Each VxLAN segment is identified by a 24-bit segment ID. This is called VxLAN Network Identifier (VNI). This allows up to 16 Milliion VxLAN segments to co-exist within the same administrative domain. VxLAN hence overcoems the limitation of 4094 VLANs.
VxLAN Tunnel Endpoint (VTEP):
VTEPs does all the work related to VxLAN in terms of encapsulation and de-encapsulation which makes the VxLAN overlay of Layer-2 over Layer-3 work.
VTEP is the endpoint of the tunnel which is located within the hypervisor on the VM server which hosts the VM. Likewise in containerized environment the VTEP endpoint is located within the docker machine.
VxLAN is deployed in either data centers or cloud environments where containers and/or virtual machines are used.
VxLAN Security: Layer-2 Over Layer-3 overlay mechanism used in VxLAN increases the attack surface. The Layer-3 attack on the tunnelled traffic can be secured by using IPSec which authenticates and also encrypts VxLAN Traffic. Layer-2 attacks can be mitigated using 802.1x authentication.
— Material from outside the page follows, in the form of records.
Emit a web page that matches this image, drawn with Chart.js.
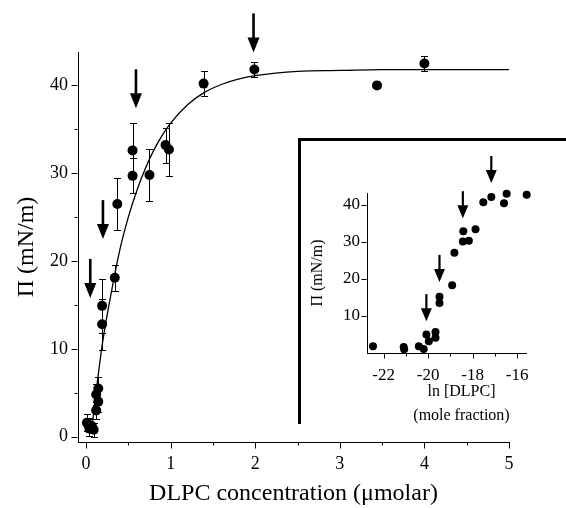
<!DOCTYPE html>
<html>
<head>
<meta charset="utf-8">
<script src="https://cdn.jsdelivr.net/npm/chart.js@4.4.1/dist/chart.umd.min.js"></script>
<style>
  body { margin: 0; background: #fff; }
  #wrap { position: relative; width: 566px; height: 508px; overflow: hidden; }
  #canv { position: absolute; left: 0; top: 0; }
  #frame { position: absolute; left: 298px; top: 138px; width: 280px; height: 283px; border-top: 3px solid #000; border-left: 3px solid #000; }
  #inset { position: absolute; left: 300px; top: 140px; }
</style>
</head>
<body>
<div id="wrap">
  <canvas id="canv" width="566" height="508"></canvas>
  <div id="frame"></div>
  <canvas id="inset" width="266" height="290"></canvas>
</div>
<script>
// main plot: surface pressure vs DLPC concentration
const conc  = [0.01, 0.03, 0.04, 0.07, 0.09, 0.12, 0.12, 0.145, 0.145, 0.19, 0.19, 0.34, 0.37, 0.55, 0.55, 0.75, 0.94, 0.98, 1.39, 1.99, 3.44, 4.0]
const pi    = [1.6, 1.3, 0.9, 1.2, 0.8, 4.8, 3.0, 5.5, 4.0, 14.9, 12.8, 18.1, 26.5, 32.6, 29.7, 29.8, 33.2, 32.7, 40.2, 41.8, 40.0, 42.5]
const piErr = [1.0, 0.8, 0.8, 0.8, 0.8, 1.2, 1.0, 1.3, 1.2, 3.1, 2.9, 1.5, 3.0, 3.1, 2.0, 3.0, 2.0, 3.0, 1.4, 0.9, 0.3, 0.9]

// fitted curve
const fitC  = [0.06, 0.1, 0.15, 0.2, 0.3, 0.4, 0.5, 0.6, 0.7, 0.8, 0.9, 1.0, 1.2, 1.4, 1.6, 1.8, 2.0, 2.5, 3.0, 3.5, 4.0, 4.5, 5.0]
const fitPi = [0.3, 3.5, 7.5, 11, 16.5, 21.3, 25, 28, 30.5, 32.6, 34.3, 35.7, 37.8, 39.2, 40.1, 40.7, 41.1, 41.6, 41.7, 41.8, 41.8, 41.8, 41.8]

const arrowC  = [0.05, 0.2, 0.59, 1.98]
const arrowPi = [15.8, 22.5, 37.4, 43.75]

const xTicks = [0, 1, 2, 3, 4, 5]
const yTicks = [0, 10, 20, 30, 40]

// inset: same data vs ln of mole fraction
const lnX  = [-22.48, -21.1, -21.08, -20.42, -20.2, -20.08, -19.97, -19.67, -19.67, -19.49, -19.49, -18.92, -18.82, -18.44, -18.42, -18.17, -17.87, -17.52, -17.16, -16.59, -16.47, -15.57, -15.55]
const lnPi = [1.8, 1.6, 1.0, 1.8, 1.1, 5.0, 3.2, 5.7, 4.1, 15.2, 13.5, 18.3, 27.1, 30.1, 32.9, 30.3, 33.4, 40.7, 42.1, 40.4, 43.0, 42.7, 42.4]

const arrowLn   = [-20.08, -19.49, -18.44, -17.16]
const arrowLnPi = [8.6, 19.2, 36.4, 45.9]

const lnTicks   = [-22, -20, -18, -16]
const lnPiTicks = [10, 20, 30, 40]

const xTitle = "DLPC concentration (\u03bcmolar)"
const yTitle = "\u03a0 (mN/m)"
const insetXTitle = ["ln [DLPC]", "(mole fraction)"]

const serif = "'Liberation Serif', 'Times New Roman', serif"

Chart.defaults.font.family = serif
Chart.defaults.color = "#000"

function mids(arr){
  let out = []
  for (let i = 0; i < arr.length - 1; i++) out.push((arr[i] + arr[i+1]) / 2)
  return out
}

// tick marks drawn by hand so minor ticks can be shorter
const tickMarks = {
  id: "tickMarks",
  afterDraw(chart, args, o){
    const ctx = chart.ctx
    const xs = chart.scales.x, ys = chart.scales.y
    ctx.save()
    ctx.strokeStyle = "#000"
    ctx.lineWidth = 1
    ctx.beginPath()
    const yb = Math.round(ys.bottom) + 0.5
    for (const v of o.xMajor){
      const px = Math.round(xs.getPixelForValue(v)) + 0.5
      ctx.moveTo(px, yb); ctx.lineTo(px, yb + o.major)
    }
    for (const v of o.xMinor){
      const px = Math.round(xs.getPixelForValue(v)) + 0.5
      ctx.moveTo(px, yb); ctx.lineTo(px, yb + o.minor)
    }
    const xl = Math.round(xs.left) - 0.5
    for (const v of o.yMajor){
      const py = Math.round(ys.getPixelForValue(v)) + 0.5
      ctx.moveTo(xl, py); ctx.lineTo(xl - o.major, py)
    }
    for (const v of o.yMinor){
      const py = Math.round(ys.getPixelForValue(v)) + 0.5
      ctx.moveTo(xl, py); ctx.lineTo(xl - o.minor, py)
    }
    ctx.stroke()
    ctx.restore()
  }
}

// downward arrows, tip placed at a data value
const arrows = {
  id: "arrows",
  afterDraw(chart, args, o){
    const ctx = chart.ctx
    const xs = chart.scales.x, ys = chart.scales.y
    ctx.save()
    ctx.fillStyle = "#000"
    ctx.strokeStyle = "#000"
    ctx.lineWidth = o.shaft
    for (let i = 0; i < o.x.length; i++){
      const px = xs.getPixelForValue(o.x[i])
      const tip = ys.getPixelForValue(o.y[i])
      ctx.beginPath()
      ctx.moveTo(px, tip - o.len)
      ctx.lineTo(px, tip - o.head + 2)
      ctx.stroke()
      ctx.beginPath()
      ctx.moveTo(px - o.width / 2, tip - o.head)
      ctx.lineTo(px + o.width / 2, tip - o.head)
      ctx.lineTo(px, tip)
      ctx.closePath()
      ctx.fill()
    }
    ctx.restore()
  }
}

// vertical error bars for the main scatter
const errorBars = {
  id: "errorBars",
  beforeDatasetsDraw(chart){
    const ctx = chart.ctx
    const ys = chart.scales.y
    const meta = chart.getDatasetMeta(1)
    ctx.save()
    ctx.strokeStyle = "#000"
    ctx.lineWidth = 1
    ctx.beginPath()
    meta.data.forEach((pt, i) => {
      const px = Math.round(pt.x) + 0.5
      const top = Math.round(ys.getPixelForValue(pi[i] + piErr[i])) + 0.5
      const bot = Math.round(ys.getPixelForValue(pi[i] - piErr[i])) + 0.5
      ctx.moveTo(px, top); ctx.lineTo(px, bot)
      ctx.moveTo(px - 3.5, top); ctx.lineTo(px + 3.5, top)
      ctx.moveTo(px - 3.5, bot); ctx.lineTo(px + 3.5, bot)
    })
    ctx.stroke()
    ctx.restore()
  }
}

// two-line x label of the inset
const insetLabel = {
  id: "insetLabel",
  afterDraw(chart){
    const ctx = chart.ctx
    const a = chart.chartArea
    ctx.save()
    ctx.fillStyle = "#000"
    ctx.font = "16px " + serif
    ctx.textAlign = "center"
    ctx.textBaseline = "alphabetic"
    const cx = (a.left + a.right) / 2 + 15
    ctx.fillText(insetXTitle[0], cx, a.bottom + 43)
    ctx.fillText(insetXTitle[1], cx, a.bottom + 67)
    ctx.restore()
  }
}

new Chart(document.getElementById("canv"), {
  type: "scatter",
  data: {
    datasets: [
      {
        type: "line",
        data: fitC.map((c, i) => ({x: c, y: fitPi[i]})),
        borderColor: "#000",
        borderWidth: 1.3,
        pointRadius: 0,
        cubicInterpolationMode: "monotone",
        fill: false
      },
      {
        data: conc.map((c, i) => ({x: c, y: pi[i]})),
        backgroundColor: "#000",
        borderColor: "#000",
        pointRadius: 5,
        pointBorderWidth: 0,
        clip: false
      }
    ]
  },
  options: {
    responsive: false,
    animation: false,
    layout: { padding: { left: 0, right: 57, top: 52, bottom: 0 } },
    plugins: {
      legend: { display: false },
      tooltip: { enabled: false },
      tickMarks: { xMajor: xTicks, xMinor: mids(xTicks), yMajor: yTicks, yMinor: mids(yTicks), major: 6, minor: 3 },
      arrows: { x: arrowC, y: arrowPi, len: 39, head: 15, width: 12, shaft: 2.6 }
    },
    scales: {
      x: {
        type: "linear",
        min: -0.095,
        max: 5,
        afterBuildTicks: s => { s.ticks = xTicks.map(v => ({value: v})) },
        afterFit: s => { s.height = 66 },
        grid: { display: false, drawTicks: true, tickLength: 6 },
        border: { display: true, color: "#000", width: 1 },
        ticks: { font: { size: 18 }, padding: 5, maxRotation: 0, includeBounds: false },
        title: { display: true, text: xTitle, font: { size: 24 }, padding: { top: 0, bottom: 0 } }
      },
      y: {
        type: "linear",
        min: -0.6,
        max: 43.8,
        afterBuildTicks: s => { s.ticks = yTicks.map(v => ({value: v})) },
        afterFit: s => { s.width = 78 },
        grid: { display: false, drawTicks: true, tickLength: 6 },
        border: { display: true, color: "#000", width: 1 },
        ticks: { font: { size: 18 }, padding: 4, includeBounds: false },
        title: { display: true, text: yTitle, font: { size: 24 }, padding: { top: 12, bottom: 0 } }
      }
    }
  },
  plugins: [errorBars, tickMarks, arrows]
})

new Chart(document.getElementById("inset"), {
  type: "scatter",
  data: {
    datasets: [{
      data: lnX.map((v, i) => ({x: v, y: lnPi[i]})),
      backgroundColor: "#000",
      borderColor: "#000",
      pointRadius: 4,
      pointBorderWidth: 0,
      clip: false
    }]
  },
  options: {
    responsive: false,
    animation: false,
    layout: { padding: { left: 0, right: 40, top: 53, bottom: 0 } },
    plugins: {
      legend: { display: false },
      tooltip: { enabled: false },
      tickMarks: { xMajor: lnTicks, xMinor: mids(lnTicks), yMajor: lnPiTicks, yMinor: [], major: 5, minor: 3 },
      arrows: { x: arrowLn, y: arrowLnPi, len: 27, head: 13, width: 11, shaft: 2.2 }
    },
    scales: {
      x: {
        type: "linear",
        min: -22.75,
        max: -15.6,
        afterBuildTicks: s => { s.ticks = lnTicks.map(v => ({value: v})) },
        afterFit: s => { s.height = 77 },
        grid: { display: false, drawTicks: true, tickLength: 5 },
        border: { display: true, color: "#000", width: 1 },
        ticks: { font: { size: 17 }, padding: 7, maxRotation: 0, includeBounds: false }
      },
      y: {
        type: "linear",
        min: 0,
        max: 43.2,
        afterBuildTicks: s => { s.ticks = lnPiTicks.map(v => ({value: v})) },
        afterFit: s => { s.width = 67 },
        grid: { display: false, drawTicks: true, tickLength: 5 },
        border: { display: true, color: "#000", width: 1 },
        ticks: { font: { size: 17 }, padding: 2, includeBounds: false },
        title: { display: true, text: yTitle, font: { size: 16 }, padding: { top: 8, bottom: 0 } }
      }
    }
  },
  plugins: [tickMarks, arrows, insetLabel]
})
</script>
</body>
</html>
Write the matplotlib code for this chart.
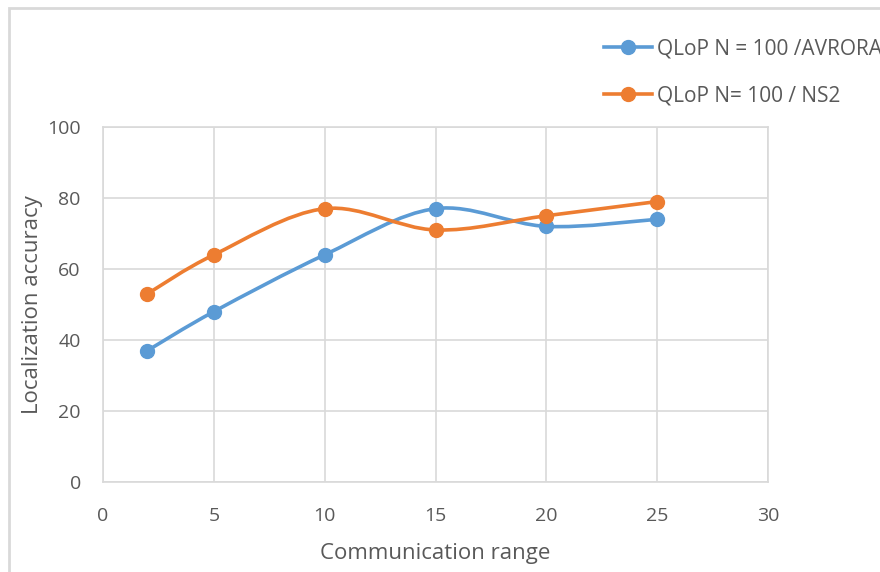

VxLAN monitoring and visibility is an open area where there are not much of tools and existing tools also needs to mature. We at GAVS Technologies, believe that VxLAN is an important Technology that will be used more in future and we need to support it fully with a Monitoring tool. We also can support Managd services of Network infrastructures involving VxLAN environments
Conclusion:. VxLAN is a great technology which helps to overcome the limitations of VLAN in a scaled environment involving Virtual machines and Containers.